**ITEMS**
================================

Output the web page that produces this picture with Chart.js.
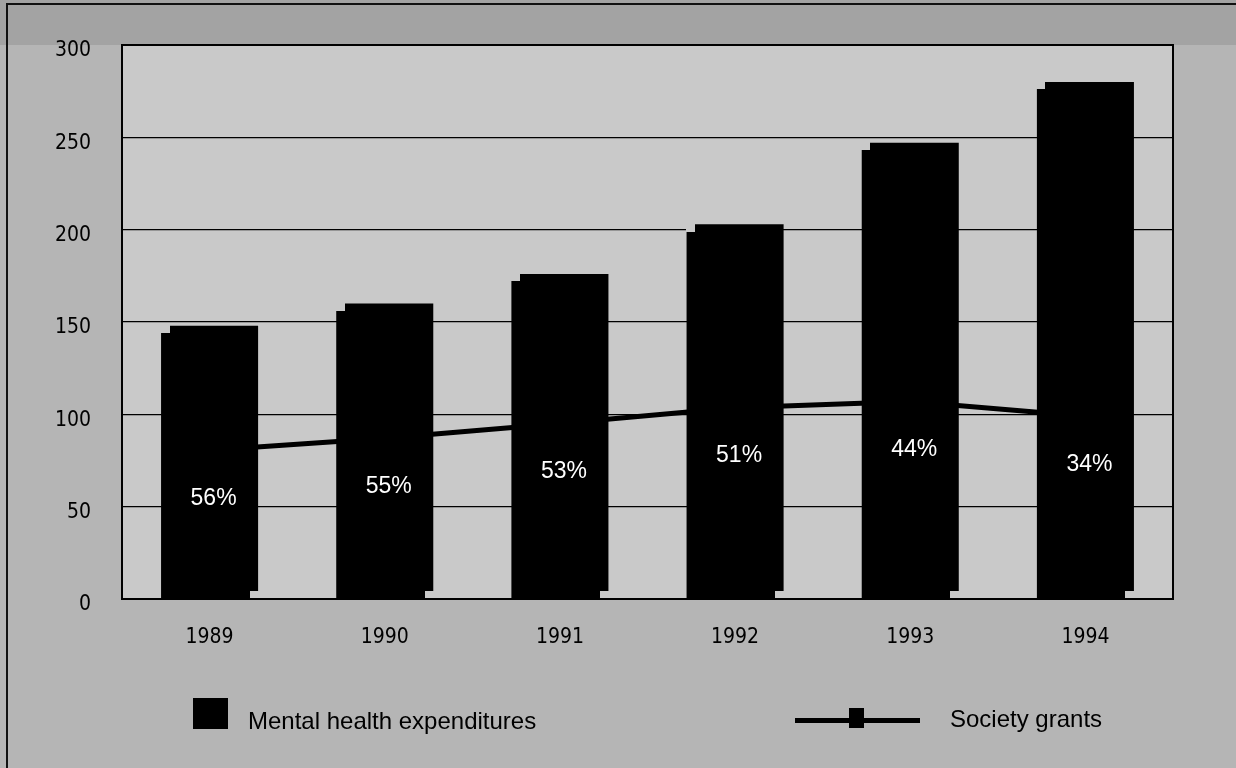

================================

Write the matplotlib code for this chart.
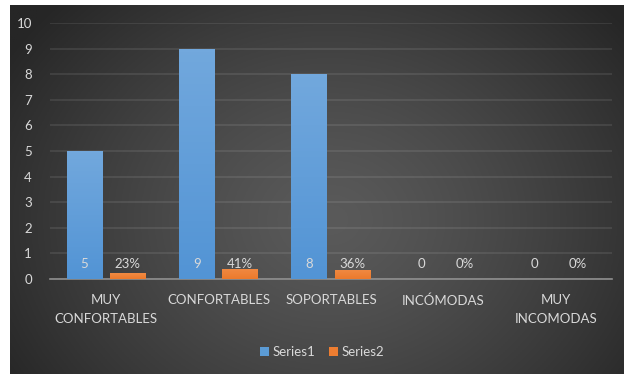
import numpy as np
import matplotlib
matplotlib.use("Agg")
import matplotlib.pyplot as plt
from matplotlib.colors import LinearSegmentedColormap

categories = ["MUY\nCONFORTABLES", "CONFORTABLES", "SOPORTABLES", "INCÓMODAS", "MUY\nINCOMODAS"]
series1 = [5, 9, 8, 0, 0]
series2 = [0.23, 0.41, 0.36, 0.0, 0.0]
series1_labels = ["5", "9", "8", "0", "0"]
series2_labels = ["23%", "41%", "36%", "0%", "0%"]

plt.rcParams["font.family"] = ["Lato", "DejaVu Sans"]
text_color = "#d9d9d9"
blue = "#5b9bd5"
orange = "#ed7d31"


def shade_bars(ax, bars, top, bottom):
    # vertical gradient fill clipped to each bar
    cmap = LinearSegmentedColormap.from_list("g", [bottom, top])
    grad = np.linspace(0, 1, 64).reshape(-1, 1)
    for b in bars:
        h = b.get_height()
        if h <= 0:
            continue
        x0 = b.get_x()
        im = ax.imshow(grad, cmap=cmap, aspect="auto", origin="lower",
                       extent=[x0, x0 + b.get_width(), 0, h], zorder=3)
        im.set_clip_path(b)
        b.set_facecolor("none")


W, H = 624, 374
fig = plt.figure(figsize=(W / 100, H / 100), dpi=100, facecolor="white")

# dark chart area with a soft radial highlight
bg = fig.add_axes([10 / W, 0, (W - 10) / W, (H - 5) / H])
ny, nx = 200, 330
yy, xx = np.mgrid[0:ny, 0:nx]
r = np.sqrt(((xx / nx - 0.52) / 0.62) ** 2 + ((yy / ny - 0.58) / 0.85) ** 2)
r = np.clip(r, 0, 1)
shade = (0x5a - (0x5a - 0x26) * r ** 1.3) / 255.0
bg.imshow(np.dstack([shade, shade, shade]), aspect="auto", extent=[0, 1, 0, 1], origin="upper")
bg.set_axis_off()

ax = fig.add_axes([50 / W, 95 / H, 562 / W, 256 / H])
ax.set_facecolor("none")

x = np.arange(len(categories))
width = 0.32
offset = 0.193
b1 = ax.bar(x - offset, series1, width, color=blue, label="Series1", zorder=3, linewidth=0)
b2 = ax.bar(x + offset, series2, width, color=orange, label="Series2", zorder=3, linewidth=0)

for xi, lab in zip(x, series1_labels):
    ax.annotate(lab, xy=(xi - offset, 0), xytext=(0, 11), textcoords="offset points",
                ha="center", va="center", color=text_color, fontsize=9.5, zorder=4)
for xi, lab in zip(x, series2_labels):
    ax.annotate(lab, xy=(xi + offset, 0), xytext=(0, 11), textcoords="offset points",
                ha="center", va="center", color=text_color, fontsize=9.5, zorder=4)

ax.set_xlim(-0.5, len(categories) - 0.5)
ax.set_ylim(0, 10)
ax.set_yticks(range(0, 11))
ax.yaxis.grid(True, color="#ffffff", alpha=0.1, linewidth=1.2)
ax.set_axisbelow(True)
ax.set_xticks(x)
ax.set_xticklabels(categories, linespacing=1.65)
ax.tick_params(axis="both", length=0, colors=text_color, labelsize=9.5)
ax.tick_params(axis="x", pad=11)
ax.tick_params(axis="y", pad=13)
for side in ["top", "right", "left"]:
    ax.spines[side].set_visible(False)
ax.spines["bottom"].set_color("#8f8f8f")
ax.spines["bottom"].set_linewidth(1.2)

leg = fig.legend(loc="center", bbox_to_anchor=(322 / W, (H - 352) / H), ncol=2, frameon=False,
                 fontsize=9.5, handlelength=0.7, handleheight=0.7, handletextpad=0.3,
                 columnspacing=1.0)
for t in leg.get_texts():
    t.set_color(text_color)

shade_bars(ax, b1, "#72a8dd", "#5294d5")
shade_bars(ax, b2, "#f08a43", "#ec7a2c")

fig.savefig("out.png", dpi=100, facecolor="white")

================================

Without the pictures, give again exactly the lines above starting at the line containing "Write the matplotlib code for this chart." and ending at the line containing "fig = plt.figure(figsize=(W".

Write the matplotlib code for this chart.
import numpy as np
import matplotlib
matplotlib.use("Agg")
import matplotlib.pyplot as plt
from matplotlib.colors import LinearSegmentedColormap

categories = ["MUY\nCONFORTABLES", "CONFORTABLES", "SOPORTABLES", "INCÓMODAS", "MUY\nINCOMODAS"]
series1 = [5, 9, 8, 0, 0]
series2 = [0.23, 0.41, 0.36, 0.0, 0.0]
series1_labels = ["5", "9", "8", "0", "0"]
series2_labels = ["23%", "41%", "36%", "0%", "0%"]

plt.rcParams["font.family"] = ["Lato", "DejaVu Sans"]
text_color = "#d9d9d9"
blue = "#5b9bd5"
orange = "#ed7d31"


def shade_bars(ax, bars, top, bottom):
    # vertical gradient fill clipped to each bar
    cmap = LinearSegmentedColormap.from_list("g", [bottom, top])
    grad = np.linspace(0, 1, 64).reshape(-1, 1)
    for b in bars:
        h = b.get_height()
        if h <= 0:
            continue
        x0 = b.get_x()
        im = ax.imshow(grad, cmap=cmap, aspect="auto", origin="lower",
                       extent=[x0, x0 + b.get_width(), 0, h], zorder=3)
        im.set_clip_path(b)
        b.set_facecolor("none")


W, H = 624, 374
fig = plt.figure(figsize=(W / 100, H / 100), dpi=100, facecolor="white")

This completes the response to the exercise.